FOR HIGH SCHOOL STUDENTS
Learn what the ancient and Judeo-Christian traditions can teach us about contemporary biomedical ethics, sexual morality, marriage and family, and the relationship between faith and reason.
The Witherspoon Institute welcomes high school applicants who are serious about their studies, eager to pursue the truth, and willing to reflect upon their beliefs. No prior exposure to the study of philosophy is necessary, just the willingness to read the assigned texts, to learn from Witherspoon’s professors, and to dialogue with peers. Rising juniors and seniors in high school and rising freshmen in college are all eligible to participate in either the men’s or women’s Moral Life and Classical Tradition Seminar, and in our new online high school seminars, first launched in Fall 2020.
Princeton alum Jose Perez-Benzo recalls his experience at MLCT:
[…] In the Spring of 2012, at my brother’s insistence, I found myself applying to the Moral Life and Classical Tradition Seminar, and I received an eagerly awaited acceptance letter. I was thrilled to have the chance to be a student on a campus where I had only been a tourist.
That summer, reading Plato’s dialogues for the first time in preparation for MLCT proved transformative. Plato was unlike any author I had ever read. Every other author’s thoughts seemed pretty clear to me; I would just pick up a book, read it cover to cover, and move on to the next one. But Plato always hid his thoughts behind Socrates and a dozen other characters. I hated him for it, but not nearly as much as I hated Socrates. Like many a bookish teenager before me, I thought I had all of the answers, but through ceaseless questioning Socrates skewered any such pretensions, both in his interlocutors and, increasingly, in me. When I finally read the Apology from beginning to end on a New York subway ride, I wasn’t sure whether I would have voted to kill Socrates. The gadfly of Athens had pricked my conscience, exposing my intellectual pride.

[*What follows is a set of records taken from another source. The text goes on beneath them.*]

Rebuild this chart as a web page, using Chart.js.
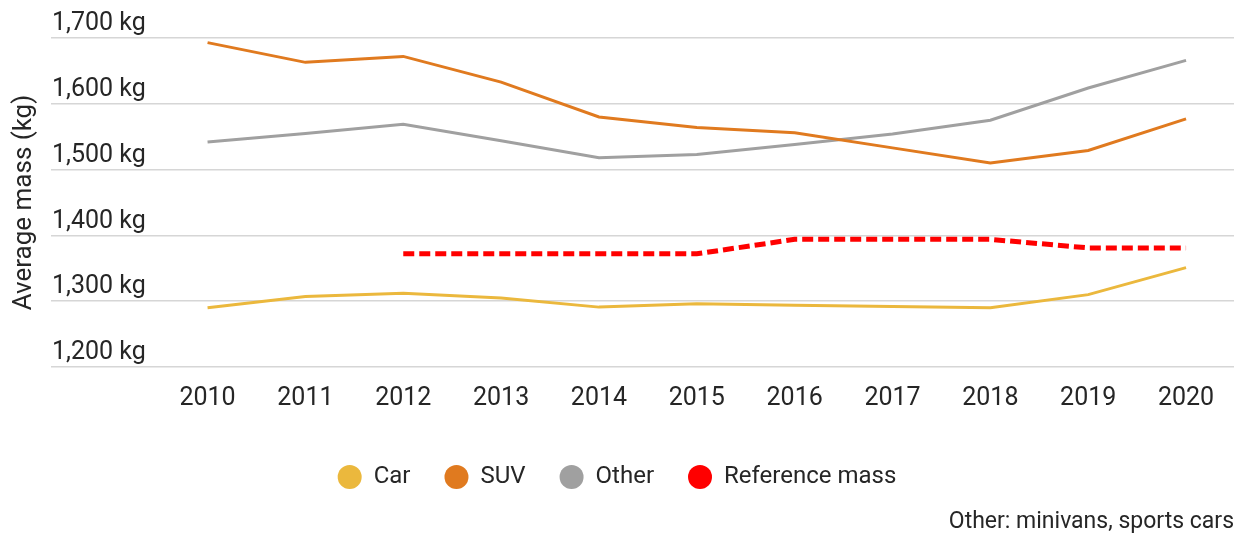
<!DOCTYPE html>
<html>
<head>
<meta charset="utf-8">
<script src="https://cdn.jsdelivr.net/npm/chart.js@4/dist/chart.umd.min.js"></script>
<style>
    body { margin: 0; background: #fff; }
    #wrap { width: 1239px; height: 536px; }
</style>
</head>
<body>
<div id="wrap"><canvas id="massChart"></canvas></div>
<script>
const years = [2010, 2011, 2012, 2013, 2014, 2015, 2016, 2017, 2018, 2019, 2020];
const car = [1290, 1307, 1312, 1305, 1291, 1296, 1294, 1292, 1290, 1310, 1351];
const suv = [1693, 1663, 1672, 1633, 1580, 1564, 1556, 1533, 1510, 1529, 1577];
const other = [1542, 1555, 1569, 1544, 1518, 1523, 1538, 1554, 1575, 1624, 1666];
const refMass = [null, null, 1372, 1372, 1372, 1372, 1394, 1394, 1394, 1381, 1381];
const yTicks = [1200, 1300, 1400, 1500, 1600, 1700];

const font = "Roboto, 'Noto Sans', sans-serif";
const textColor = '#262626';

function points(values) {
    return years.map((yr, i) => ({ x: yr, y: values[i] }));
}

var ctx = document.getElementById('massChart').getContext('2d');
var massChart = new Chart(ctx, {
    type: 'line',
    data: {
        datasets: [{
                label: 'Car',
                data: points(car),
                borderColor: '#ebb83d',
                backgroundColor: '#ebb83d',
                borderWidth: 3
            },
            {
                label: 'SUV',
                data: points(suv),
                borderColor: '#e07a1f',
                backgroundColor: '#e07a1f',
                borderWidth: 3
            },
            {
                label: 'Other',
                data: points(other),
                borderColor: '#a0a0a0',
                backgroundColor: '#a0a0a0',
                borderWidth: 3
            },
            {
                label: 'Reference mass',
                data: points(refMass),
                borderColor: '#ff0000',
                backgroundColor: '#ff0000',
                borderWidth: 5,
                borderDash: [11, 5]
            }
        ]
    },
    options: {
        responsive: true,
        maintainAspectRatio: false,
        animation: false,
        tension: 0,
        pointRadius: 0,
        layout: {
            padding: { top: 38, left: 0, right: 5, bottom: 0 }
        },
        plugins: {
            legend: {
                position: 'bottom',
                labels: {
                    usePointStyle: true,
                    pointStyle: 'circle',
                    pointStyleWidth: 24,
                    boxHeight: 17,
                    padding: 34,
                    color: textColor,
                    font: { family: font, size: 24 },
                    generateLabels: function (chart) {
                        return Chart.defaults.plugins.legend.labels.generateLabels(chart).map(function (item) {
                            item.lineWidth = 0;
                            item.lineDash = [];
                            return item;
                        });
                    }
                }
            },
            subtitle: {
                display: true,
                position: 'bottom',
                align: 'end',
                text: 'Other: minivans, sports cars',
                color: textColor,
                font: { family: font, size: 23, weight: 'normal' },
                padding: { top: 9.4, bottom: 0 }
            },
            tooltip: { enabled: false }
        },
        scales: {
            x: {
                type: 'linear',
                min: 2008.4,
                max: 2020.49,
                afterBuildTicks: function (axis) {
                    axis.ticks = years.map(v => ({ value: v }));
                },
                grid: {
                    display: false,
                    drawTicks: false
                },
                border: { display: false },
                ticks: {
                    color: textColor,
                    padding: 19.5,
                    font: { family: font, size: 25, lineHeight: 1 },
                    callback: v => String(v)
                }
            },
            y: {
                min: 1200,
                max: 1700,
                afterBuildTicks: function (axis) {
                    axis.ticks = yTicks.map(v => ({ value: v }));
                },
                grid: {
                    color: '#d6d6d6',
                    lineWidth: 1.5,
                    drawTicks: false
                },
                border: { display: false },
                title: {
                    display: true,
                    text: 'Average mass (kg)',
                    color: textColor,
                    font: { family: font, size: 26 },
                    padding: { top: 8.4, bottom: 9.4 }
                },
                ticks: {
                    mirror: true,
                    padding: 1,
                    labelOffset: -14,
                    color: textColor,
                    font: { family: font, size: 25 },
                    callback: v => v.toLocaleString('en-US') + ' kg'
                }
            }
        }
    }
});
</script>
</body>
</html>
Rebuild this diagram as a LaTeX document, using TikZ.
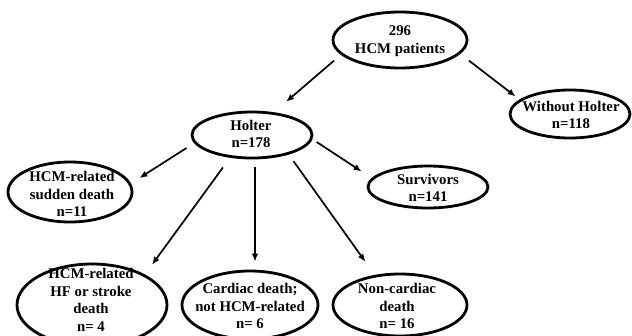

Since the readings had left such a deep impression on me, I eagerly awaited what surprises the seminar had in store. I was not disappointed. Princeton in June possesses something of that country club atmosphere that F. Scott Fitzgerald described so well, but more than the place it was the people that struck me. […] At MLCT, my teachers were a Protestant, a Catholic, and a Jew, and the students came from a variety of Christian backgrounds. These confessional differences, far from causing contention, led to fruitful debate. I found myself having to defend positions I had merely assumed to be true, marshalling arguments and responding to thoughtful objections.